4. Errors & Omissions

E&O Insurance is similar to Liability Insurance, but it is specifically for professional services businesses. This type of insurance can cover expenses that may be incurred due to accusations of negligence, or the failure to perform your professional services. Even if you haven’t.

5. Got employees? Consider EPLI

Employment Practices Liability Insurance applies to situations where businesses are sued for things such as discrimination, sexual harassment, or wrongful termination. At one time, these topics were only of concern to larger companies, but in today’s environment, businesses of all sizes can be subject to these types of suits. If your business has employees, it’s wise to consider adding EPLI coverage to your Business Owner’s Policy (BOP, described below).

6. Is Key Employee Insurance worth your while?

Many times, the success of a business relies on the involvement of specific employees. If one of those employees were to pass away unexpectedly, their absence could affect the profitability of the business. The beneficiary of a key employee policy is the business itself. Key Employee policies can often be requested by lenders, to meet certain credit requirements.

7. Cyber Liability Insurance is gaining in popularity

More and more business is being transacted online. And more and more data are being stored in “the cloud,” allowing for ease of access and reducing the need for companies to invest in storage or storage facilities. However, as more business is transacted electronically, the more that information is opened up to theft and hacking. Cyber Liability Insurance will help protect businesses if they experience a data breach; it will help cover costs ranging from legal expenses to public relations expenses.

8. Directors & Officers Liability Insurance is NOT the same as E&O

As the name implies, D&O insurance specifically protects the directors and officers of a company. D&O insurance protects the business, and sometimes the directors and officers themselves, in the event of legal action brought for alleged wrongful acts. While lawsuits such as these are less common in the United States, if your business operates outside the U.S. this type of coverage is definitely worth investigating further.
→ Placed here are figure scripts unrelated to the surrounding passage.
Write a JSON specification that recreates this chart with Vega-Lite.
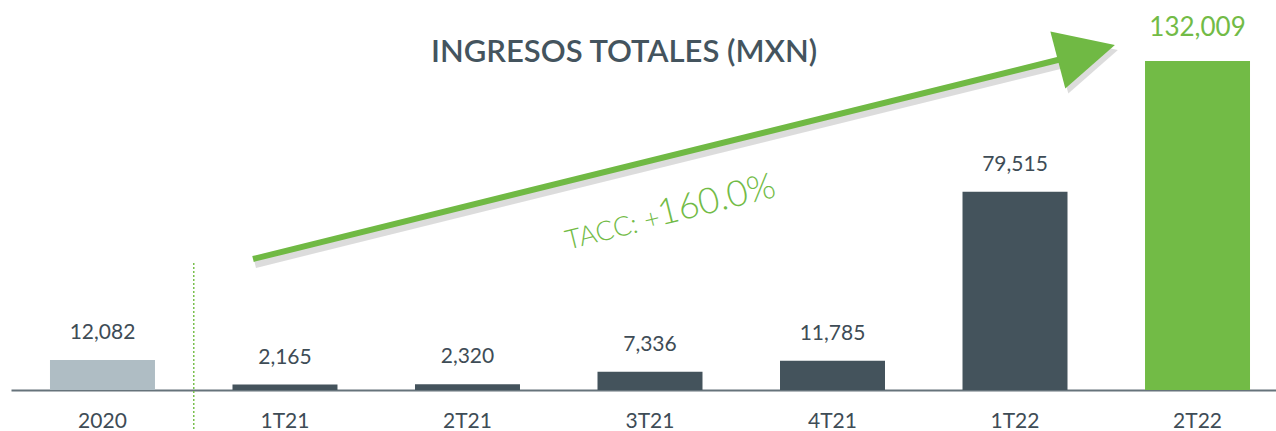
{
  "$schema": "https://vega.github.io/schema/vega-lite/v6.json",
  "width": 1265,
  "height": 390,
  "autosize": {"type": "none"},
  "padding": {"left": 11, "top": 0, "right": 0, "bottom": 41},
  "background": "white",
  "config": {"view": {"stroke": null}, "font": "Lato"},
  "resolve": {"scale": {"x": "independent"}},
  "layer": [
    {
      "data": {
        "values": [
          {"period": "2020", "value": 12082, "group": "anual", "label": "12,082"},
          {"period": "1T21", "value": 2165, "group": "trimestre", "label": "2,165"},
          {"period": "2T21", "value": 2320, "group": "trimestre", "label": "2,320"},
          {"period": "3T21", "value": 7336, "group": "trimestre", "label": "7,336"},
          {"period": "4T21", "value": 11785, "group": "trimestre", "label": "11,785"},
          {"period": "1T22", "value": 79515, "group": "trimestre", "label": "79,515"},
          {"period": "2T22", "value": 132009, "group": "actual", "label": "132,009"}
        ]
      },
      "encoding": {
        "x": {
          "field": "period",
          "type": "nominal",
          "sort": null,
          "scale": {"type": "band", "paddingInner": 0.4247, "paddingOuter": 0.178, "align": 0.6},
          "axis": {
            "title": null,
            "labelAngle": 0,
            "labelFont": "Lato",
            "labelFontSize": 21,
            "labelColor": "#3e4c56",
            "labelBaseline": "alphabetic",
            "labelPadding": 37,
            "ticks": false,
            "tickSize": 0,
            "domainColor": "#66737b",
            "domainWidth": 2,
            "grid": false
          }
        },
        "y": {
          "field": "value",
          "type": "quantitative",
          "scale": {"domain": [0, 156484], "nice": false, "zero": true},
          "axis": null
        }
      },
      "layer": [
        {
          "mark": {"type": "bar"},
          "encoding": {
            "color": {
              "field": "group",
              "type": "nominal",
              "scale": {"domain": ["anual", "trimestre", "actual"], "range": ["#afbdc4", "#44535c", "#72bb46"]},
              "legend": null
            }
          }
        },
        {
          "transform": [{"filter": "datum.group != 'actual'"}],
          "mark": {"type": "text", "baseline": "alphabetic", "dy": -21, "fontSize": 21, "font": "Lato", "color": "#3e4c56"},
          "encoding": {"text": {"field": "label"}}
        },
        {
          "transform": [{"filter": "datum.group == 'actual'"}],
          "mark": {"type": "text", "baseline": "alphabetic", "dy": -25, "fontSize": 26, "font": "Lato", "color": "#72bb46"},
          "encoding": {"text": {"field": "label"}}
        }
      ]
    },
    {
      "encoding": {
        "x": {
          "field": "xi",
          "type": "quantitative",
          "scale": {"domain": [-0.5014, 6.4301], "nice": false, "zero": false},
          "axis": null
        },
        "y": {
          "field": "value",
          "type": "quantitative",
          "scale": {"domain": [0, 156484], "nice": false, "zero": true},
          "axis": null
        }
      },
      "layer": [
        {
          "data": {"values": [{"xi": 0.5, "value": 50957, "value2": -16451}]},
          "mark": {"type": "rule", "color": "#79c04d", "strokeWidth": 1.5, "strokeDash": [2, 2], "clip": false},
          "encoding": {"y2": {"field": "value2"}}
        },
        {
          "data": {"values": [{"xi": 0.8247, "value": 52562}, {"xi": 5.30, "value": 133600}]},
          "mark": {"type": "line", "color": "#8a8a8a", "opacity": 0.3, "strokeWidth": 8, "yOffset": 5, "xOffset": 2},
          "encoding": {}
        },
        {
          "data": {"values": [{"xi": 0.8247, "value": 52562}, {"xi": 5.30, "value": 133600}]},
          "mark": {"type": "line", "color": "#70b944", "strokeWidth": 6},
          "encoding": {}
        },
        {
          "data": {"values": [{"xi": 5.391, "value": 135418}]},
          "mark": {"type": "point", "shape": "M1,0L-1,-1L-1,1Z", "size": 3481, "angle": -14.7, "filled": true, "color": "#8a8a8a", "opacity": 0.3, "yOffset": 5, "xOffset": 3}
        },
        {
          "data": {"values": [{"xi": 5.391, "value": 135418}]},
          "mark": {"type": "point", "shape": "M1,0L-1,-1L-1,1Z", "size": 3481, "angle": -14.7, "filled": true, "color": "#70b944", "opacity": 1}
        },
        {
          "data": {"values": [{"xi": 2.55, "value": 56300, "label": "TACC: +"}]},
          "mark": {"type": "text", "align": "left", "baseline": "alphabetic", "angle": -14, "fontSize": 27, "font": "Lato", "fontWeight": 300, "color": "#72bb46"},
          "encoding": {"text": {"field": "label"}}
        },
        {
          "data": {"values": [{"xi": 3.06, "value": 66004, "label": "160.0%"}]},
          "mark": {"type": "text", "align": "left", "baseline": "alphabetic", "angle": -14, "fontSize": 36, "font": "Lato", "fontWeight": 300, "color": "#72bb46"},
          "encoding": {"text": {"field": "label"}}
        },
        {
          "data": {"values": [{"xi": 2.858, "value": 131607, "label": "INGRESOS TOTALES (MXN)"}]},
          "mark": {"type": "text", "align": "center", "baseline": "alphabetic", "fontSize": 31, "font": "Lato", "fontWeight": 600, "color": "#44545e"},
          "encoding": {"text": {"field": "label"}}
        }
      ]
    }
  ]
}
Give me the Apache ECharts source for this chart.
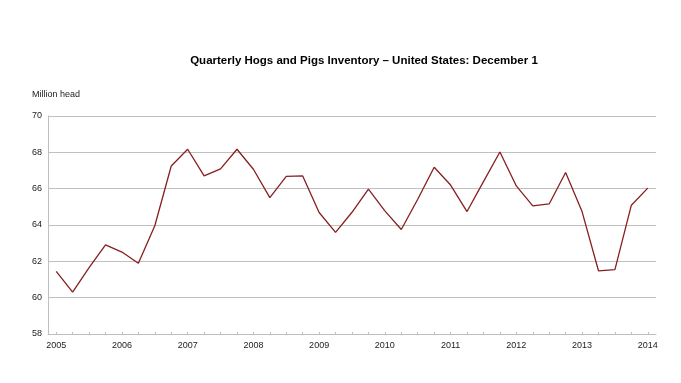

9. Don’t forget about the car!

If you have vehicles that are owned by your business, and are used exclusively for running your business, they won’t be covered by personal car insurance; a separate business auto insurance policy is needed. There are many types of coverage available, and auto insurance can sometimes be bundled into your Business Owner’s Policy. However, individual plans can be more easily customized.

10. Consider a BOP

A Business Owner’s Policy can be a great way to bundle common types of business insurance into one handy policy. BOPs are customizable, and can save you money since there are multiple types of coverage combined into one policy. Purchasing a BOP can also simplify the insurance process, since you’ll have just one policy, one renewal date, and one premium payment to deal with. While combining policies can be extremely convenient, it should only be done if you can truly have all of your insurance needs met by one product. If your business is of an unusual nature, or you have specific insurance needs, it might be best to still consider individual policies. Working with a trusted insurance agent or broker will help you ensure you’re getting all of your business insurance needs taken care of.